OBJECTIVE -> Omit pictures and quote the listing below line by line, from its start through the line that holds "26.3, 24.4, 23.4];".

DATA SECTION ->
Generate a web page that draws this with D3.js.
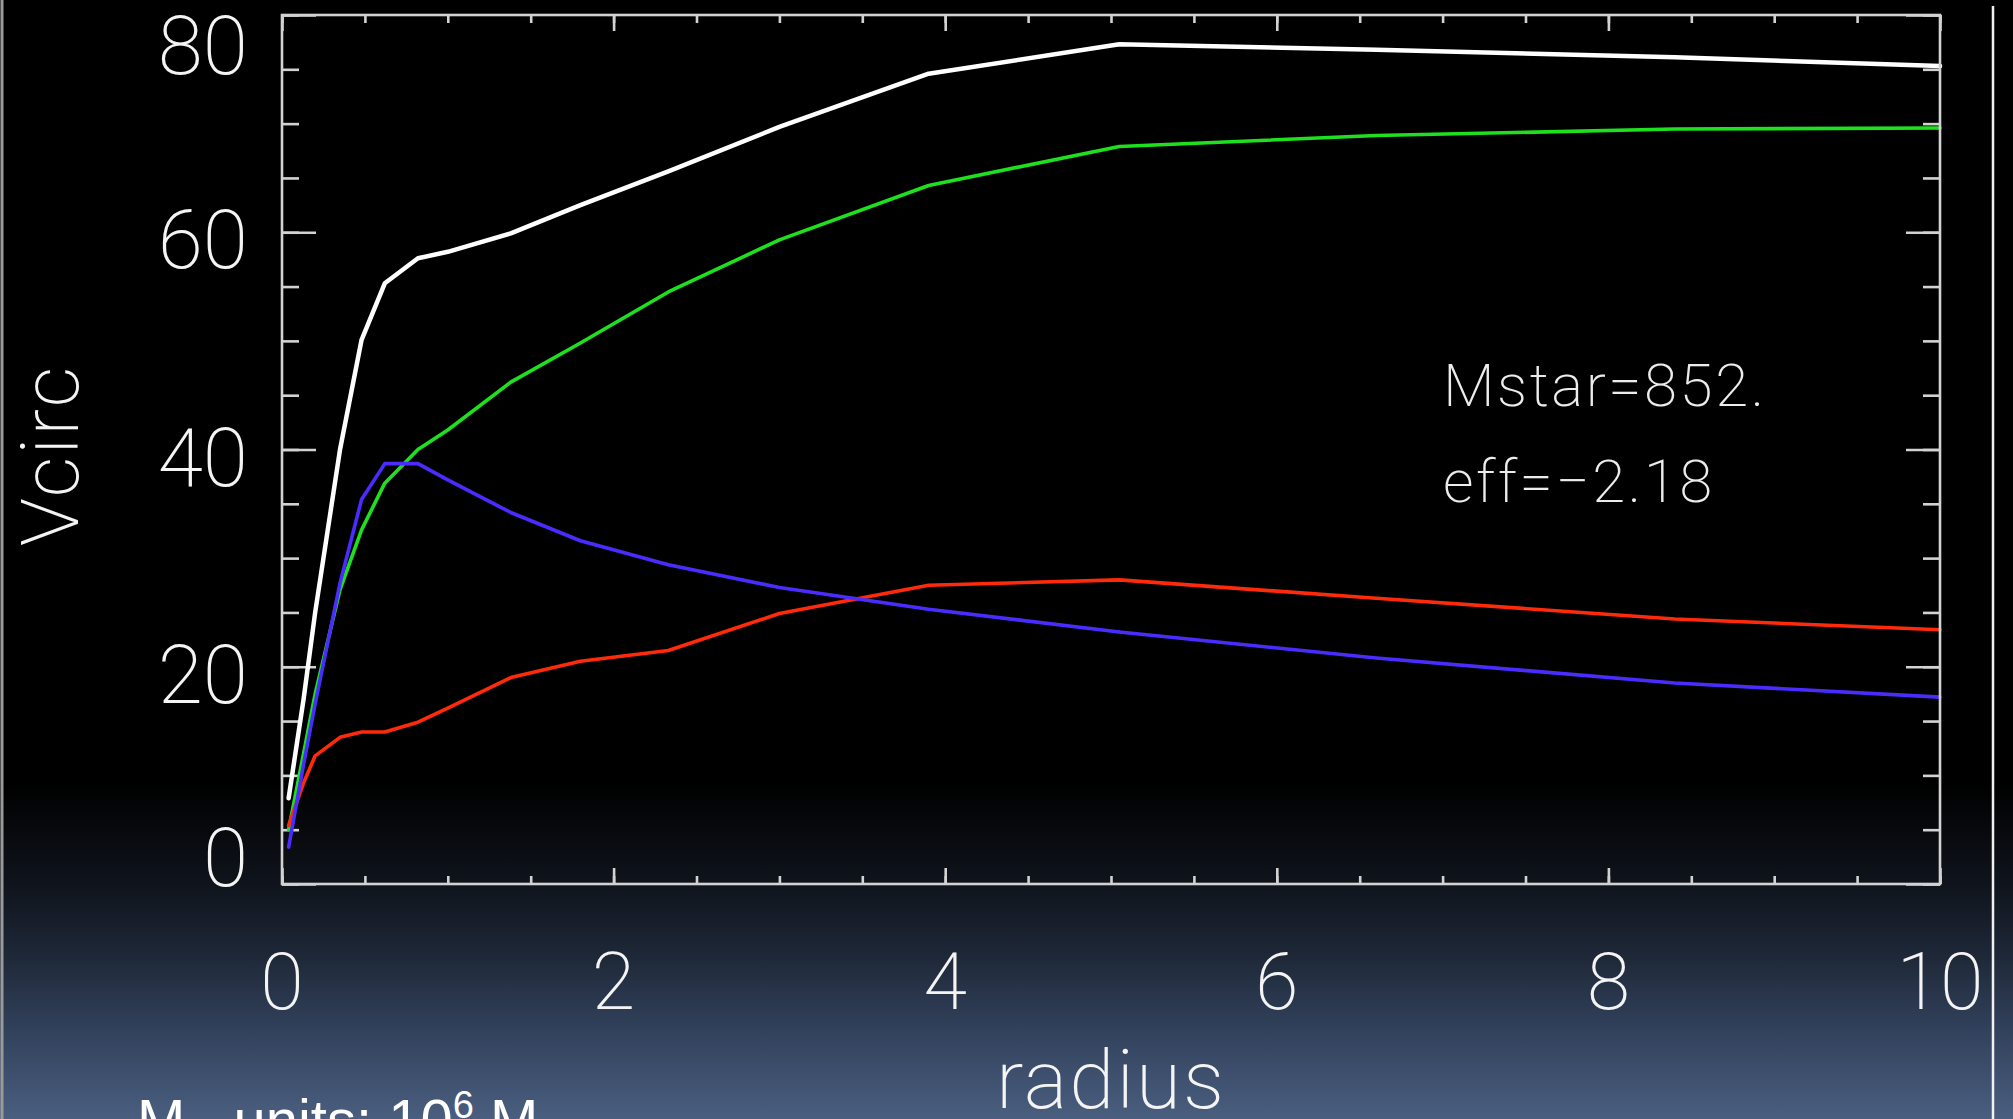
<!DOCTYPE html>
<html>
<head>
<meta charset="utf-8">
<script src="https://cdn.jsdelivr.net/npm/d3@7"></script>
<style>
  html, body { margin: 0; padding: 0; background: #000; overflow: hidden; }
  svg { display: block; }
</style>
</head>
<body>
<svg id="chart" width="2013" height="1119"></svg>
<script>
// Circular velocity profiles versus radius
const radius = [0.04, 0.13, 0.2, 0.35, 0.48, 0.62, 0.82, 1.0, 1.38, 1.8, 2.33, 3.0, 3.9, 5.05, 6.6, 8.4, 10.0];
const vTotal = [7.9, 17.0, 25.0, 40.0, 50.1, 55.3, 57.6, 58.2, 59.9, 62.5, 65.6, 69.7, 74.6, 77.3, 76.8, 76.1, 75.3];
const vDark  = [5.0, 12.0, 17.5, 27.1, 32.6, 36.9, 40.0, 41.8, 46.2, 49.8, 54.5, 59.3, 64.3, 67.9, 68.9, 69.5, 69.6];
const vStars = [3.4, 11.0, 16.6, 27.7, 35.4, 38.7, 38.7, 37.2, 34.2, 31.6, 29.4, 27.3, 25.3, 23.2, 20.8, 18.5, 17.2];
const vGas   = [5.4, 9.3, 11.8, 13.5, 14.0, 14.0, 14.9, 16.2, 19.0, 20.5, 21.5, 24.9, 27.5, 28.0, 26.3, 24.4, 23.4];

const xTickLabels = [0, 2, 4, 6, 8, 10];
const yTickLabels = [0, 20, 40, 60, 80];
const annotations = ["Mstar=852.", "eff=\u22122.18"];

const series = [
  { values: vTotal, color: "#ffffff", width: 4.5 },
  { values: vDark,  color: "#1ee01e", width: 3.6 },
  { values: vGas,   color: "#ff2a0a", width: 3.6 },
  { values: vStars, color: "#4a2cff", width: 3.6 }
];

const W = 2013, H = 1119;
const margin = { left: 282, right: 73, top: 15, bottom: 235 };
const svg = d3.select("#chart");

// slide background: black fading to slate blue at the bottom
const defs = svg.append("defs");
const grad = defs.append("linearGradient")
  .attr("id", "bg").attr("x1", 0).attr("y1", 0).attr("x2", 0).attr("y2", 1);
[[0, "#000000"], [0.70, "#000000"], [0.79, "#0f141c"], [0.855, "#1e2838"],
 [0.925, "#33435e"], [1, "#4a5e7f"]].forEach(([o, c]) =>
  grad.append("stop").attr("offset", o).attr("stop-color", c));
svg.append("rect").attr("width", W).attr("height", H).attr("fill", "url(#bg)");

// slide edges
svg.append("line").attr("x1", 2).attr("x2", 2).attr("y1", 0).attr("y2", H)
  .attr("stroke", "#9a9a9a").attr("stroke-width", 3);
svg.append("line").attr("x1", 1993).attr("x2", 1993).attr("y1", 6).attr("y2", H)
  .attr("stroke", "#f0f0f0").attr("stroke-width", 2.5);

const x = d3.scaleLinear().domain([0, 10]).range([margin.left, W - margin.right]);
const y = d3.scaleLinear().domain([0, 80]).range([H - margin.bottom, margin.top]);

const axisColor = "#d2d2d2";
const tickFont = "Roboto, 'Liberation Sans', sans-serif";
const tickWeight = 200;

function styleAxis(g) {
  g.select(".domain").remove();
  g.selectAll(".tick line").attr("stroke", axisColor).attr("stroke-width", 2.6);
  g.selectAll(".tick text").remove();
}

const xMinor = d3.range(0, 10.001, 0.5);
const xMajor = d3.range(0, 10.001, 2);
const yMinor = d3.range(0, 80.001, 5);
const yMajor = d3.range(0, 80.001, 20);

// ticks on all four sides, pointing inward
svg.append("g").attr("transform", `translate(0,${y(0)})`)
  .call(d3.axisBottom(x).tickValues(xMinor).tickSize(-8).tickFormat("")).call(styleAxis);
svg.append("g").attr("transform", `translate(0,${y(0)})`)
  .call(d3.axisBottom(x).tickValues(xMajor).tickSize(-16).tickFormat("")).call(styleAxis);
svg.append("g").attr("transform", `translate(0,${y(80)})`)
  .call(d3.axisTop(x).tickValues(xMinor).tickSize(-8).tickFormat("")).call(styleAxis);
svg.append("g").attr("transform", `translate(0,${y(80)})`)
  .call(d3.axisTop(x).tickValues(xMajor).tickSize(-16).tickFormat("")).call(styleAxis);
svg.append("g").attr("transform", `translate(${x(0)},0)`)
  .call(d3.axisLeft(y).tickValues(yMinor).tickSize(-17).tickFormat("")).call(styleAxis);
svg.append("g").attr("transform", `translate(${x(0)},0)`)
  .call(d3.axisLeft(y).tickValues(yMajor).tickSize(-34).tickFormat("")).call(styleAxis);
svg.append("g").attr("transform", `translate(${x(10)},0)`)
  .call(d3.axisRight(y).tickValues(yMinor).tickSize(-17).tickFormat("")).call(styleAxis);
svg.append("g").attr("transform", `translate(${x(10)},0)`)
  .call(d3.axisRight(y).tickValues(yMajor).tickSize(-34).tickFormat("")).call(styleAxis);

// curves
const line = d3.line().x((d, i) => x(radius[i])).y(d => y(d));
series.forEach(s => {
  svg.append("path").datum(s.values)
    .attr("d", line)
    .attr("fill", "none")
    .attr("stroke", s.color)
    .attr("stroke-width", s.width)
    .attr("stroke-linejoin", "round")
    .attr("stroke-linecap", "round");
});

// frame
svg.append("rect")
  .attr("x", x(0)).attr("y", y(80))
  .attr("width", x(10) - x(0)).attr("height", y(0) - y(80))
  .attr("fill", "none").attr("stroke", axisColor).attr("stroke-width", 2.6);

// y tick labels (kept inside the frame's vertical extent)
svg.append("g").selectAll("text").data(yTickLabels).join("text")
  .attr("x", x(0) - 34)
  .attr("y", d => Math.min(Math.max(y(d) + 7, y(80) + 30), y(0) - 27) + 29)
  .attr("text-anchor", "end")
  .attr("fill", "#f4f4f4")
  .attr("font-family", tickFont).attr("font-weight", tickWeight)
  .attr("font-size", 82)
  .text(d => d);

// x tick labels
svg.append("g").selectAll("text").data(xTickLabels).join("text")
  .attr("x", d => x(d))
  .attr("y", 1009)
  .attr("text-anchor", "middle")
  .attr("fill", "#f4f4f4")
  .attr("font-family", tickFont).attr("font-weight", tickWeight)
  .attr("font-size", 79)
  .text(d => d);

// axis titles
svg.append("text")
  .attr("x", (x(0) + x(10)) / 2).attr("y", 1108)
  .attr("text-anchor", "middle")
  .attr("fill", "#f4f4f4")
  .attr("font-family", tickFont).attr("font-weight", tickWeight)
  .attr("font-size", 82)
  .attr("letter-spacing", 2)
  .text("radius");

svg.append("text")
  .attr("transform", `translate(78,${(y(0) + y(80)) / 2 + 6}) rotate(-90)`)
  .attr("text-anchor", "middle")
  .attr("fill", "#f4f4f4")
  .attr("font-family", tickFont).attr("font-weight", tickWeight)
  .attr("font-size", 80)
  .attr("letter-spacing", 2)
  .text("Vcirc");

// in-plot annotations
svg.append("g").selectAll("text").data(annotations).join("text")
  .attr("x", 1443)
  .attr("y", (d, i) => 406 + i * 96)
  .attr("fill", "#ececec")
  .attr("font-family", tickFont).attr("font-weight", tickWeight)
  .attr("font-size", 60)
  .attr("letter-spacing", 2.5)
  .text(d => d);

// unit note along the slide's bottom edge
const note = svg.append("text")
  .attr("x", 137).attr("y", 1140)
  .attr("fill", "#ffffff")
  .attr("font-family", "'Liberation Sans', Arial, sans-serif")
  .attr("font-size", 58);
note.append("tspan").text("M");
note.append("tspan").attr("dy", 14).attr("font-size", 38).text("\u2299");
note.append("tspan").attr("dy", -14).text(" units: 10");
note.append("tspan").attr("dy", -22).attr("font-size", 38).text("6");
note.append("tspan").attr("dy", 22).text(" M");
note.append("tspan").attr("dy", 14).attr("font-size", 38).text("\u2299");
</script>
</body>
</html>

RESPONSE TO THE TASK ->
Generate a web page that draws this with D3.js.
<!DOCTYPE html>
<html>
<head>
<meta charset="utf-8">
<script src="https://cdn.jsdelivr.net/npm/d3@7"></script>
<style>
  html, body { margin: 0; padding: 0; background: #000; overflow: hidden; }
  svg { display: block; }
</style>
</head>
<body>
<svg id="chart" width="2013" height="1119"></svg>
<script>
// Circular velocity profiles versus radius
const radius = [0.04, 0.13, 0.2, 0.35, 0.48, 0.62, 0.82, 1.0, 1.38, 1.8, 2.33, 3.0, 3.9, 5.05, 6.6, 8.4, 10.0];
const vTotal = [7.9, 17.0, 25.0, 40.0, 50.1, 55.3, 57.6, 58.2, 59.9, 62.5, 65.6, 69.7, 74.6, 77.3, 76.8, 76.1, 75.3];
const vDark  = [5.0, 12.0, 17.5, 27.1, 32.6, 36.9, 40.0, 41.8, 46.2, 49.8, 54.5, 59.3, 64.3, 67.9, 68.9, 69.5, 69.6];
const vStars = [3.4, 11.0, 16.6, 27.7, 35.4, 38.7, 38.7, 37.2, 34.2, 31.6, 29.4, 27.3, 25.3, 23.2, 20.8, 18.5, 17.2];
const vGas   = [5.4, 9.3, 11.8, 13.5, 14.0, 14.0, 14.9, 16.2, 19.0, 20.5, 21.5, 24.9, 27.5, 28.0, 26.3, 24.4, 23.4];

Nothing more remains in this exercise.